WALDKINDERGÄRTEN
Immer mehr Kleinkinder werden pädagogisch im Freien betreut
Sie waren eine exotische Randerscheinung -und das ist noch nicht allzu lange her. Seit 1993 in Flensburg der erste deutsche Waldkindergarten staatlich anerkannt wurde, ist die Zahl der waldpädagogisch orientierten Betreuungseinrichtungen rasant gestiegen: Inzwischen gibt es bundesweit etwa 700 Waldkindergärten. "Die Pionierarbeit ist geleistet", sagt Maria-Luise Sander, Vorsitzende des Bundesverbandes der Natur- und Waldkindergärten in Deutschland, "unsere Kindergärten sind ein fester Bestandteil des Betreuungsangebotes geworden".
Bereits vor über 30 Jahren wurden in Dänemark Kinder rund vier Stunden täglich aus-schließlich im Freien, meist im Wald, betreut. Die Natur und ihre Materialien sind das Spiel- und Erlebnisumfeld der Kinder. Nur bei extremer Witterung wird eine Notunterkunft, ein Unterstand oder ein Bauwagen, aufgesucht. Auch in Waldkindergärten wird gesungen, erzählt, gebastelt, geklettert und gespielt. Aber es gibt kein vorgefertigtes Spielzeug. Die Kinder nutzen das, was sie in der Natur finden: Den Baum als Klettergerüst, den Waldboden als Malfläche, ein Stück Rinde und ein paar Kastanien als Spielfigur. Das Kindergartenjahr wird bestimmt vom Rhythmus der Natur.

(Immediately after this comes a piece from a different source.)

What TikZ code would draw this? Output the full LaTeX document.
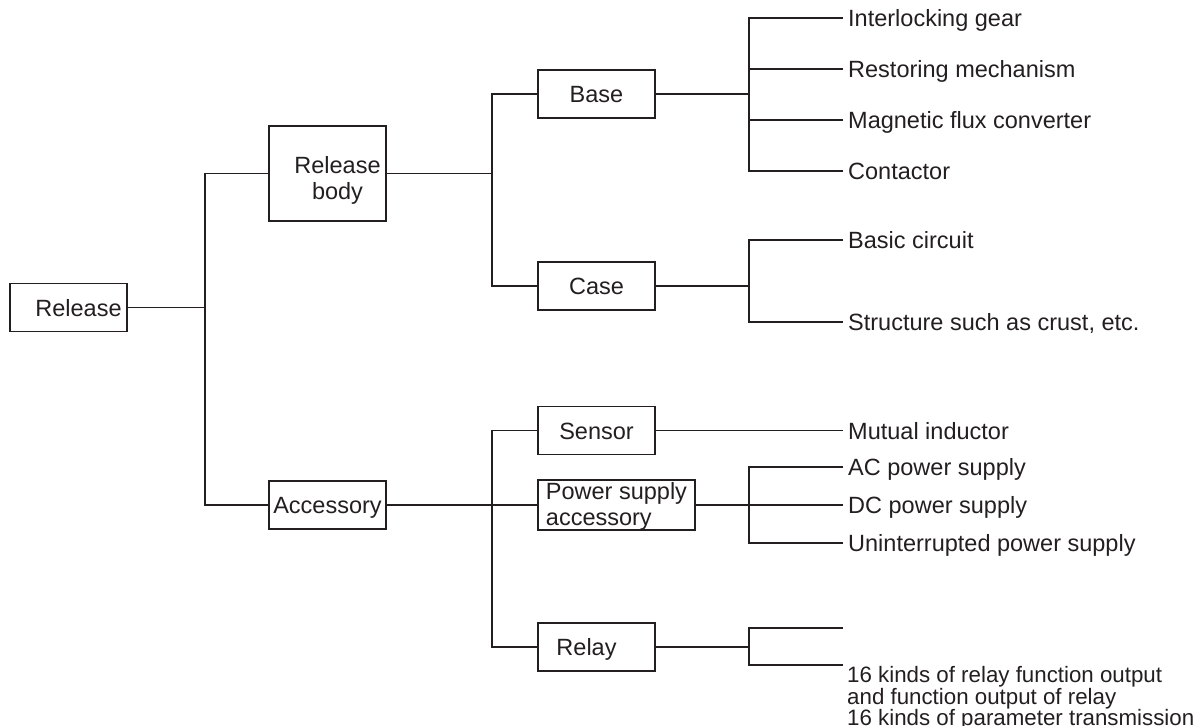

Kommt zusätzliches Material zum Einsatz, so muss der Zusammenhang zum Lebensraum Natur hergestellt werden, um den nachhaltigen Umgang mit den Ressourcen zu lehren. "Wenn wir mit Papier basteln", erläutert Maria-Luise Sander, "dann sprechen wir darüber, woher das Papier kommt und wie es hergestellt wird. Im besten Falle schöpfen wir selbst Papier."
Auch für Waldkindergärten gelten die Bildungsrichtlinien der Länder. Probleme gibt es selten."Gerade die Sprachförderung kann in der Natur sehr gut umgesetzt werden", sagt Maria-Luise Sander, selbst lange Jahre Leiterin eines Waldkindergartens, "das Spielen mit den Naturmaterialien erfordert nicht nur Phantasie, sondern auch sehr viel Kommunikation, um andere daran teilhaben zu lassen." Entsprechend hätten die Kinder aus Waldkindergärten im Vergleich zu anderen bei der Einschulung eher Vorteile als Defizite, so Sander.
Bundesweit einheitliche Vorgaben zur Gründung von Waldkindergärten gibt es nicht. Die Erteilung der Betriebserlaubnis fällt in die Zuständigkeit der Landesjugendämter. Sie überprüfen die Einhaltung der Vorschriften und legen den Betreuungsschlüssel fest. Die Gruppengröße ist bei Waldkindergärten im Allgemeinen auf maximal 15 bis 20 Kinder beschränkt. "Jede Einrichtung ist eine Art Individuum", sagt Maria-Luise Sander, "wir stehen bei der Gründung mit Rat und Tat zur Verfügung, die Ausgestaltung des Konzepts ist aber immer Sache der Initiatoren." Noch, so Sander, ist Skandinavien Vorbild in der Waldpädagogik. Aber in Deutschland bewegt sich viel: Zur Zeit entstehen die ersten waldpädagogischen Einrichtungen zur Hortbetreuung.